Exercise objective:
Scan the records for the word "this". Copy each line that includes it.

Stored entries:

□ □ □ □ □ □ □

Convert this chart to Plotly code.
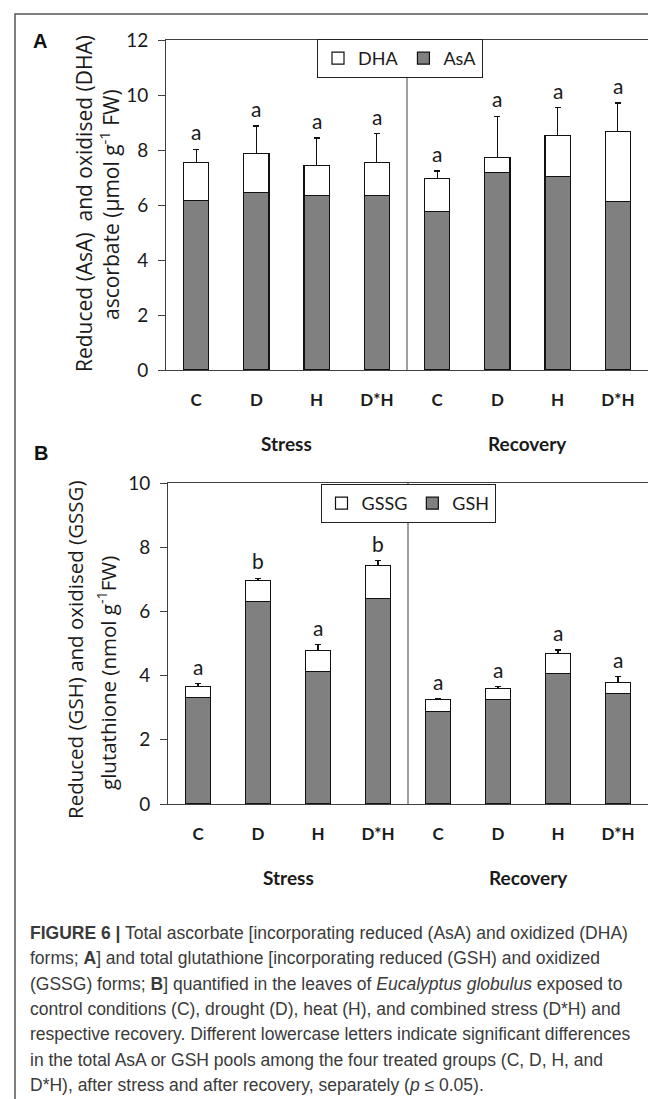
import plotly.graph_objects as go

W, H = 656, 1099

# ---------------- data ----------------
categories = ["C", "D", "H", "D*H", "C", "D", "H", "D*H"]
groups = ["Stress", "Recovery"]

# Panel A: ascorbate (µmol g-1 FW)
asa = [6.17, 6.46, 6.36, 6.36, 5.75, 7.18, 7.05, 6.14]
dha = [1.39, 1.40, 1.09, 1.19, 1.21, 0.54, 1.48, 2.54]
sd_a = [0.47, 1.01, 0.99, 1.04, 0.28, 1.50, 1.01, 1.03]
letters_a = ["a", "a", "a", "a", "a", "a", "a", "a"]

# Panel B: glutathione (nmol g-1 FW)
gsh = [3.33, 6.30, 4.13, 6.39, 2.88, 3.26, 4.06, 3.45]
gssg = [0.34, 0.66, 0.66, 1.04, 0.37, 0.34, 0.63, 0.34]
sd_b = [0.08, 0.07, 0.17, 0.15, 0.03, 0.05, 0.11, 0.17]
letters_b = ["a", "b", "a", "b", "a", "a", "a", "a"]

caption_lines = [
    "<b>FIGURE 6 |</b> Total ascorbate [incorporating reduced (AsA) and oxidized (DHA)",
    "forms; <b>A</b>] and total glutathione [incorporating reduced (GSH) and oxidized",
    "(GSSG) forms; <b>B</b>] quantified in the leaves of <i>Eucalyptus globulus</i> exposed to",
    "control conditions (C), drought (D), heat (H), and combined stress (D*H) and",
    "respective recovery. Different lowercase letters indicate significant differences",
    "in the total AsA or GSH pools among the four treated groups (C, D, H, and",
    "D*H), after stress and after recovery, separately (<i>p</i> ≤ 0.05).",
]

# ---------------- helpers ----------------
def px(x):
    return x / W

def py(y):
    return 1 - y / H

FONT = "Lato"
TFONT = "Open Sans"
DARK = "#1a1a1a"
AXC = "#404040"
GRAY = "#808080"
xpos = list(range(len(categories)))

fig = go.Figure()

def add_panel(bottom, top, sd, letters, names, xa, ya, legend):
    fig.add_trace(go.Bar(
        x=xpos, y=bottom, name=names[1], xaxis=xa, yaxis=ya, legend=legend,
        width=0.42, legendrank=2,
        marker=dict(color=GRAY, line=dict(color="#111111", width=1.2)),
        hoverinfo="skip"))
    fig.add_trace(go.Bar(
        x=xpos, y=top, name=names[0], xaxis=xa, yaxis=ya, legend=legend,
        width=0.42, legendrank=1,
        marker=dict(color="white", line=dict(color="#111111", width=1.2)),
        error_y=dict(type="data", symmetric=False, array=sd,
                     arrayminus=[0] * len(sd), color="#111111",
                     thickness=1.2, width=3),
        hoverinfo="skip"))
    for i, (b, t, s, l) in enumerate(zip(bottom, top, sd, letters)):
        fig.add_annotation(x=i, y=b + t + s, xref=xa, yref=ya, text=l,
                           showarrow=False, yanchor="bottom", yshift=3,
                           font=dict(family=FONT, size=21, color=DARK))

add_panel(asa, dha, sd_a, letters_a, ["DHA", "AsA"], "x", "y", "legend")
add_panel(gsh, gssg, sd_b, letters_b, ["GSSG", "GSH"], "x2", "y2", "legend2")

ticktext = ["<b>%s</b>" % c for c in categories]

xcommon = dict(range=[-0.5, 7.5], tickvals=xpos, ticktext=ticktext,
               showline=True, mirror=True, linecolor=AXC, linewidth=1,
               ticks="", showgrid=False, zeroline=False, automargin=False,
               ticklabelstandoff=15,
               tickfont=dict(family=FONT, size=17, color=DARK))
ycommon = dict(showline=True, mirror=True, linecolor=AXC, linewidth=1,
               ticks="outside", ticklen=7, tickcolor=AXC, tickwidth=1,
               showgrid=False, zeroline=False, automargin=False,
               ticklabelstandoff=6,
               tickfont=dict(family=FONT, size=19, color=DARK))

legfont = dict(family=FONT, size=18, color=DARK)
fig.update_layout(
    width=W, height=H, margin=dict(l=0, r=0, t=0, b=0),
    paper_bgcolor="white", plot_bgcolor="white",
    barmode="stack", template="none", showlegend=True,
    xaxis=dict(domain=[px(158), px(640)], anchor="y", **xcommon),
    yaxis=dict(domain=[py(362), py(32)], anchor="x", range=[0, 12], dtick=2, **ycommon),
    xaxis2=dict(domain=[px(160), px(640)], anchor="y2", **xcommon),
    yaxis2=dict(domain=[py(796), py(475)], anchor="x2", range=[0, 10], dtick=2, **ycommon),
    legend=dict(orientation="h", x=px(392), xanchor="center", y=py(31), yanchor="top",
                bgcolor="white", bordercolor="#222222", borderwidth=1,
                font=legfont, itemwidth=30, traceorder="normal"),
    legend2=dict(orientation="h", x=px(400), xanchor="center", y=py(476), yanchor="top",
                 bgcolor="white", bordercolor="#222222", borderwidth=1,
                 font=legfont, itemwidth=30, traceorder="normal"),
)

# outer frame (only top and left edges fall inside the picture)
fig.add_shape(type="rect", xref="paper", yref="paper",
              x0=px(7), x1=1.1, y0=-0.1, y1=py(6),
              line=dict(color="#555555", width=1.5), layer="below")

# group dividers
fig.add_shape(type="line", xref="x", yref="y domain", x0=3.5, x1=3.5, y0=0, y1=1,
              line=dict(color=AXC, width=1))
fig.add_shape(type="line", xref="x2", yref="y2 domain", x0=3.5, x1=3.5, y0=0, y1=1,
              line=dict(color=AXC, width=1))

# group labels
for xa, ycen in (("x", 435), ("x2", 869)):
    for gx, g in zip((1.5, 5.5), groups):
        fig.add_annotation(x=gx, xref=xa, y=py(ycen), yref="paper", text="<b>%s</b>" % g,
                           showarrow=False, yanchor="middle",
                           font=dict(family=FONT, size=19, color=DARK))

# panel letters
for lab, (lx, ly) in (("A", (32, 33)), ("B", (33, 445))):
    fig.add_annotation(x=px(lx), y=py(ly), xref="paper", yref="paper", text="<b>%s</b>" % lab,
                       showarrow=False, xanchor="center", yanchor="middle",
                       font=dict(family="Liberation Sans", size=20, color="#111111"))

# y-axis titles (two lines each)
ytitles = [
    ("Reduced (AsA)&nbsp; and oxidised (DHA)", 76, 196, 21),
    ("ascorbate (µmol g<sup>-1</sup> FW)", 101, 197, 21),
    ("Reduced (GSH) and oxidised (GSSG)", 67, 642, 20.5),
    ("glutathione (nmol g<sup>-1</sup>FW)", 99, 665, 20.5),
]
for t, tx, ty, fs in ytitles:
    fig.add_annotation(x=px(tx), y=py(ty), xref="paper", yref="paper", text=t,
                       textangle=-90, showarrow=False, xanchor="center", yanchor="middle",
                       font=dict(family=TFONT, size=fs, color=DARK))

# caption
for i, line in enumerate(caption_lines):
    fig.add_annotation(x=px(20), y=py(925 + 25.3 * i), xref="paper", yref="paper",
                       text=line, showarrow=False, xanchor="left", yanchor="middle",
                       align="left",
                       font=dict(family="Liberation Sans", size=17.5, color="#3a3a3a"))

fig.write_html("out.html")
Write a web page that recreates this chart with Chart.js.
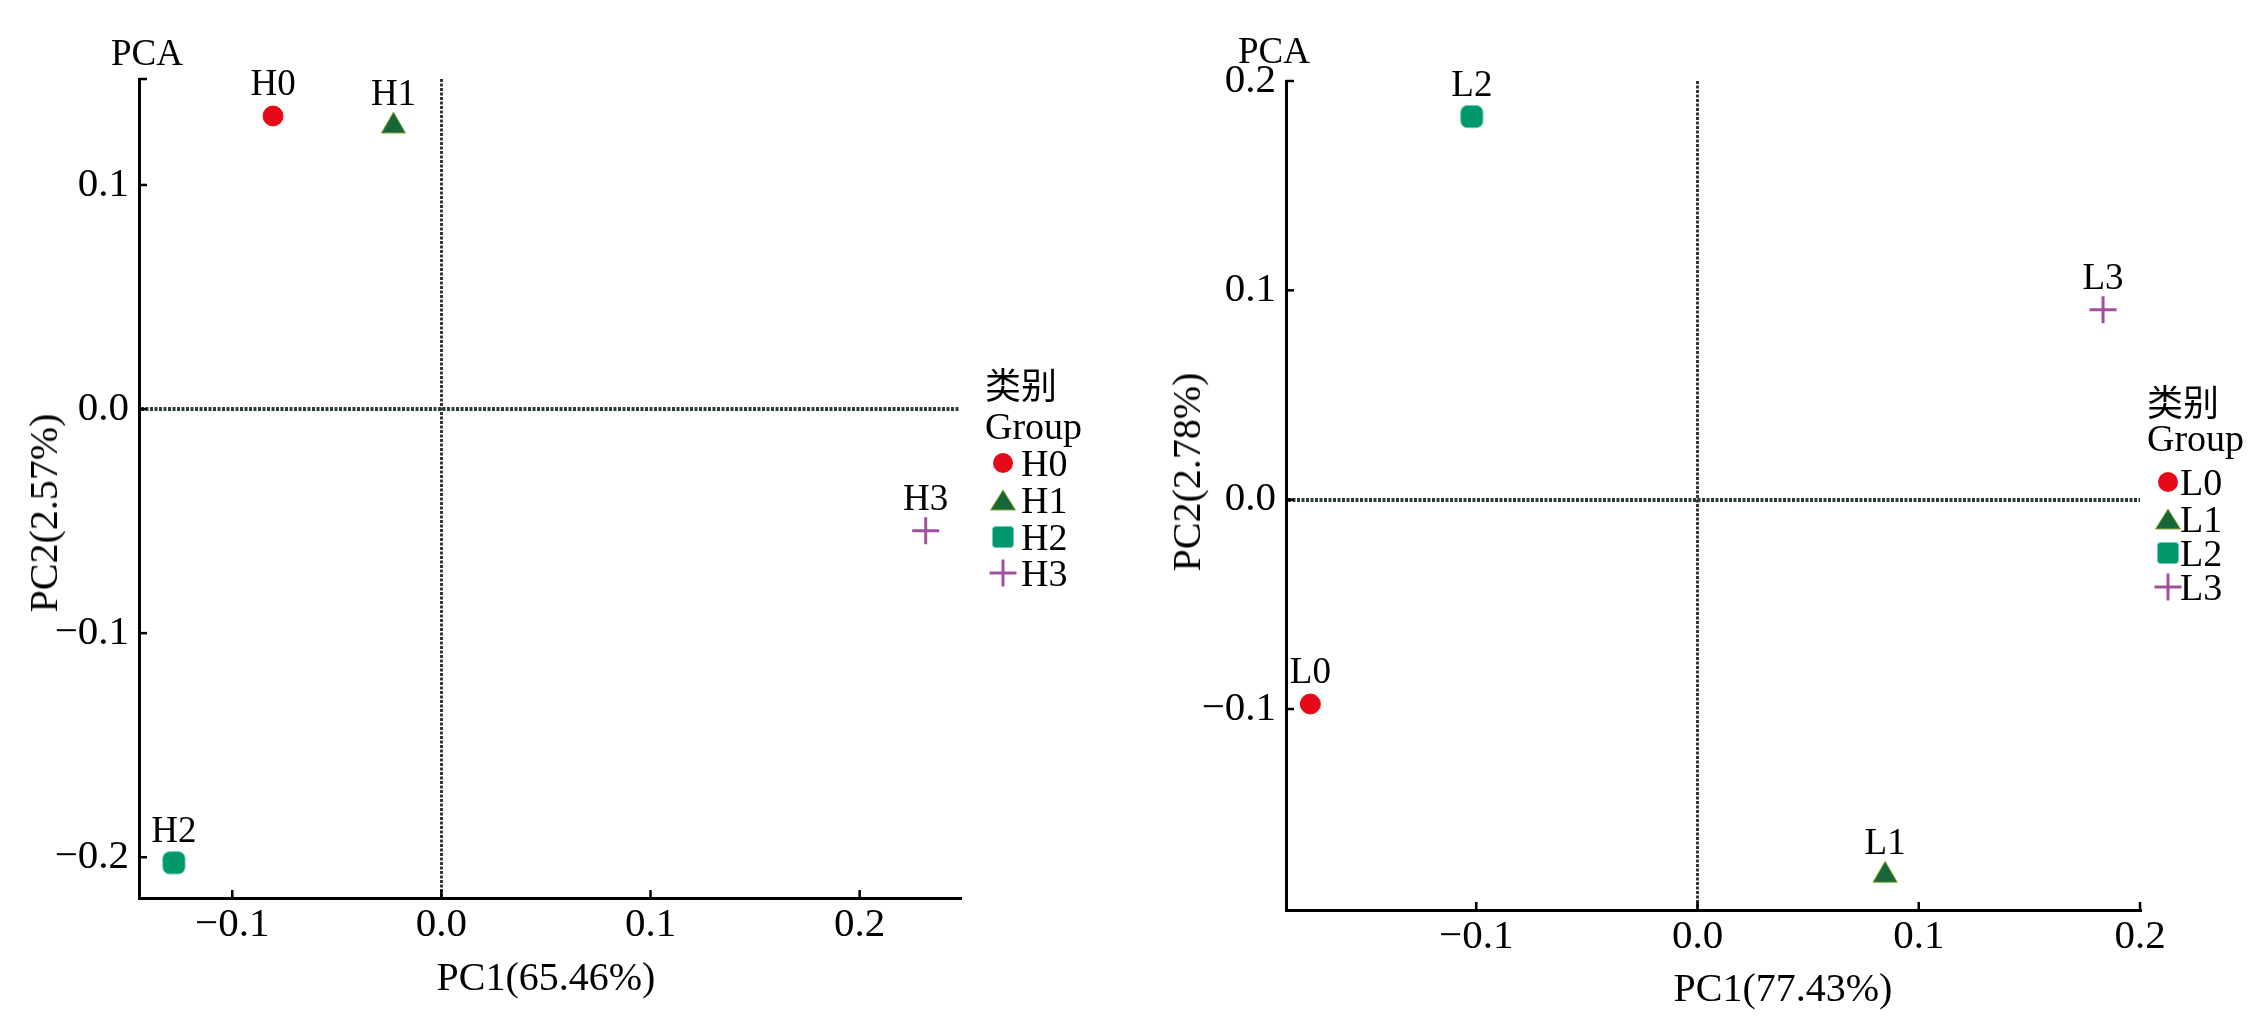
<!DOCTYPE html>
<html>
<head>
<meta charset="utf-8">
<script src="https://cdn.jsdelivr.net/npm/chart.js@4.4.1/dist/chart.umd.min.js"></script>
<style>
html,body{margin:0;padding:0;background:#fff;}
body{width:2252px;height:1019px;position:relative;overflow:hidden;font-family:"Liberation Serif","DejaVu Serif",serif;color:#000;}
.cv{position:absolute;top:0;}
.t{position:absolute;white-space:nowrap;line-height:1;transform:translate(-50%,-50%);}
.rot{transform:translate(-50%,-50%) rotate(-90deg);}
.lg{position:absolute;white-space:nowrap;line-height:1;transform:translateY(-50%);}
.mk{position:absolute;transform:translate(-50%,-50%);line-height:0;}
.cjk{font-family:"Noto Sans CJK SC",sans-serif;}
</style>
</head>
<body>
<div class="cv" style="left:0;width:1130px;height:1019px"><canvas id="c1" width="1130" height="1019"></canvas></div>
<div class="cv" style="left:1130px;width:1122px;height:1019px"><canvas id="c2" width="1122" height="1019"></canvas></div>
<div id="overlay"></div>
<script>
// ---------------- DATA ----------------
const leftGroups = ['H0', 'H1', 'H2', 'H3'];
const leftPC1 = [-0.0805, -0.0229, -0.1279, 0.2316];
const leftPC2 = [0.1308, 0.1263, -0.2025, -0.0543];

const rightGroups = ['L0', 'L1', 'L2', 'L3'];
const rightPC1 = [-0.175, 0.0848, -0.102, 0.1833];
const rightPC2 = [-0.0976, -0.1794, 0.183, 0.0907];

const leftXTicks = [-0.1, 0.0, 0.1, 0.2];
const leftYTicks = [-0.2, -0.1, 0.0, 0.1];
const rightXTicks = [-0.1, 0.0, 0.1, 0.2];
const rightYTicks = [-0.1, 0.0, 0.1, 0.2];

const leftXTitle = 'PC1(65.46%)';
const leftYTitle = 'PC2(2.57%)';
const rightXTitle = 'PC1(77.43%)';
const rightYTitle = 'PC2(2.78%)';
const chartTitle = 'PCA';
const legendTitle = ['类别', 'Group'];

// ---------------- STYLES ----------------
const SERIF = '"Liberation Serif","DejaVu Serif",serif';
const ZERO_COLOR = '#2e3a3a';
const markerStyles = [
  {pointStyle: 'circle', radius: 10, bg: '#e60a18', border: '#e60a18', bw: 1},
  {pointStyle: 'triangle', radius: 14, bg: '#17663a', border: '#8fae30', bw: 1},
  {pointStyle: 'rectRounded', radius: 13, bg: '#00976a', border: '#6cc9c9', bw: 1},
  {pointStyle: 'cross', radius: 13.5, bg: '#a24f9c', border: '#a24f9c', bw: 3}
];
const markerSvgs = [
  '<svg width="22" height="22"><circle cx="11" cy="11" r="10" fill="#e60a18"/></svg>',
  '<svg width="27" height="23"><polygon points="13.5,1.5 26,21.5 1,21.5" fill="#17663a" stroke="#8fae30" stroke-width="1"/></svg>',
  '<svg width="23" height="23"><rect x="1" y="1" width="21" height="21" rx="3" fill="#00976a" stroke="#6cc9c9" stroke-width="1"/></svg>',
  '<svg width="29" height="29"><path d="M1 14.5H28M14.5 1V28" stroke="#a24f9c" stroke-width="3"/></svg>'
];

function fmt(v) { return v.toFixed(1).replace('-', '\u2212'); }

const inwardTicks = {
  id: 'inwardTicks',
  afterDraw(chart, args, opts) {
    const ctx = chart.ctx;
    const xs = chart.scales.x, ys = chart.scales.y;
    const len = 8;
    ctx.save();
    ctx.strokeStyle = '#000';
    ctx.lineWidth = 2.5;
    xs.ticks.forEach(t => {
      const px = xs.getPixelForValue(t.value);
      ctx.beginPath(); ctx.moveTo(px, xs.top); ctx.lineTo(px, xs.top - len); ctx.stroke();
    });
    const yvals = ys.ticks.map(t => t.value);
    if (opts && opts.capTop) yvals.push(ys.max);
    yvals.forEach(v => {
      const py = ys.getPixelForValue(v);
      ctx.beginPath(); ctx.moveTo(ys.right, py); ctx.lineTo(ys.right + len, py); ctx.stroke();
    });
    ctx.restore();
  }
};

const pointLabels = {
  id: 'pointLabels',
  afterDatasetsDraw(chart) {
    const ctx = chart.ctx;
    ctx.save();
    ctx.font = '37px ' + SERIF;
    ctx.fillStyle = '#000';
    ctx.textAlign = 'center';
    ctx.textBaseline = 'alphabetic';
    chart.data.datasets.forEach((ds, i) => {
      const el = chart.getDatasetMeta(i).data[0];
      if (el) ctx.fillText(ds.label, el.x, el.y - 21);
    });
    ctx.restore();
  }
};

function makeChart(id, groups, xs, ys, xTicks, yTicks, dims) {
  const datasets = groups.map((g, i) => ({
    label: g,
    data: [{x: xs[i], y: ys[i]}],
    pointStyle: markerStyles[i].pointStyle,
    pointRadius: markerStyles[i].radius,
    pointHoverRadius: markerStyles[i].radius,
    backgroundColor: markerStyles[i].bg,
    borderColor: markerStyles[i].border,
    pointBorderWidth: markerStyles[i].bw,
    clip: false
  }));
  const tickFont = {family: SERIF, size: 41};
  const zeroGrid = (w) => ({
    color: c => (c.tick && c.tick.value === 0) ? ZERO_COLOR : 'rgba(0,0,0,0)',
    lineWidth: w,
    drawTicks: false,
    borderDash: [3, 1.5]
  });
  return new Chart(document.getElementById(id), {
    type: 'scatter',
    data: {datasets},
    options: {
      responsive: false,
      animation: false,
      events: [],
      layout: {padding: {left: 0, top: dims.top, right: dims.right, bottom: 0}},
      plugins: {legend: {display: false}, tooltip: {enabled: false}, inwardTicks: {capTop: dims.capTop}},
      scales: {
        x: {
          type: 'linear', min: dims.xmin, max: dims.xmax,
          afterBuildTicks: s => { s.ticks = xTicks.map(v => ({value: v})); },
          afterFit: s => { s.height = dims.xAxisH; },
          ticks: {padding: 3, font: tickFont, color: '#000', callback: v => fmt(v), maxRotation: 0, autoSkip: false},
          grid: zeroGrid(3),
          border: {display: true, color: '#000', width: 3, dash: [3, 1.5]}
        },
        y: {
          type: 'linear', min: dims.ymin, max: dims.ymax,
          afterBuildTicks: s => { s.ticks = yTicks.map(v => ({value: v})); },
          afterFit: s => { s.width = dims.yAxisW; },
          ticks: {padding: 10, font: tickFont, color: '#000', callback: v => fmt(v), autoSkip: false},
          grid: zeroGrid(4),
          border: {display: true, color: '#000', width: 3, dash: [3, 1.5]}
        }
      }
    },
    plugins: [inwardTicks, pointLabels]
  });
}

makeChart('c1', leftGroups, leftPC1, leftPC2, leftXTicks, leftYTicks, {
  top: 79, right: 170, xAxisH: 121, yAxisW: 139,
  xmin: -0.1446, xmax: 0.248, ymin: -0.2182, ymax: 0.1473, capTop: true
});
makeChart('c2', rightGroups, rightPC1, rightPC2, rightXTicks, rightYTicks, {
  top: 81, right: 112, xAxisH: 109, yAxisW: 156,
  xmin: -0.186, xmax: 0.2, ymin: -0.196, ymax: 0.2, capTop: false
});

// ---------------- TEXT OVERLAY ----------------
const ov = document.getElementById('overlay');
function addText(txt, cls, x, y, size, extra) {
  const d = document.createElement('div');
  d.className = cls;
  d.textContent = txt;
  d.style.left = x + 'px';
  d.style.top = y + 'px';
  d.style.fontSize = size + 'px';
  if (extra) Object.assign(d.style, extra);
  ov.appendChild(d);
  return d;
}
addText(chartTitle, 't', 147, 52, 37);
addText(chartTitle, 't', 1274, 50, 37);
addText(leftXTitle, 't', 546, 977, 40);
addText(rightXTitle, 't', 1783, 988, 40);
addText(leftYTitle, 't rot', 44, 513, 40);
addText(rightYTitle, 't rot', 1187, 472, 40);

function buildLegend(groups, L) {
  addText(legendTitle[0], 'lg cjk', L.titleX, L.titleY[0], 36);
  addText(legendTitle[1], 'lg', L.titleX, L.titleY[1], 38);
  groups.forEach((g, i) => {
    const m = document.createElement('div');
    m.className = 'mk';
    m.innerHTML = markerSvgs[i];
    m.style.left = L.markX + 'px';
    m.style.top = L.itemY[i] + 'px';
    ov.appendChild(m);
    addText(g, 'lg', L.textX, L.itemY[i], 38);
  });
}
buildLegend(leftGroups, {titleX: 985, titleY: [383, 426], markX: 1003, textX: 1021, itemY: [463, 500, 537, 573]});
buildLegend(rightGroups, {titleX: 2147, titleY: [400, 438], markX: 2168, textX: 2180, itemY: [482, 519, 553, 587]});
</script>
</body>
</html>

□ □ □ □ □ □ □

Expected answer:
Convert this chart to Plotly code.
Write a web page that recreates this chart with Chart.js.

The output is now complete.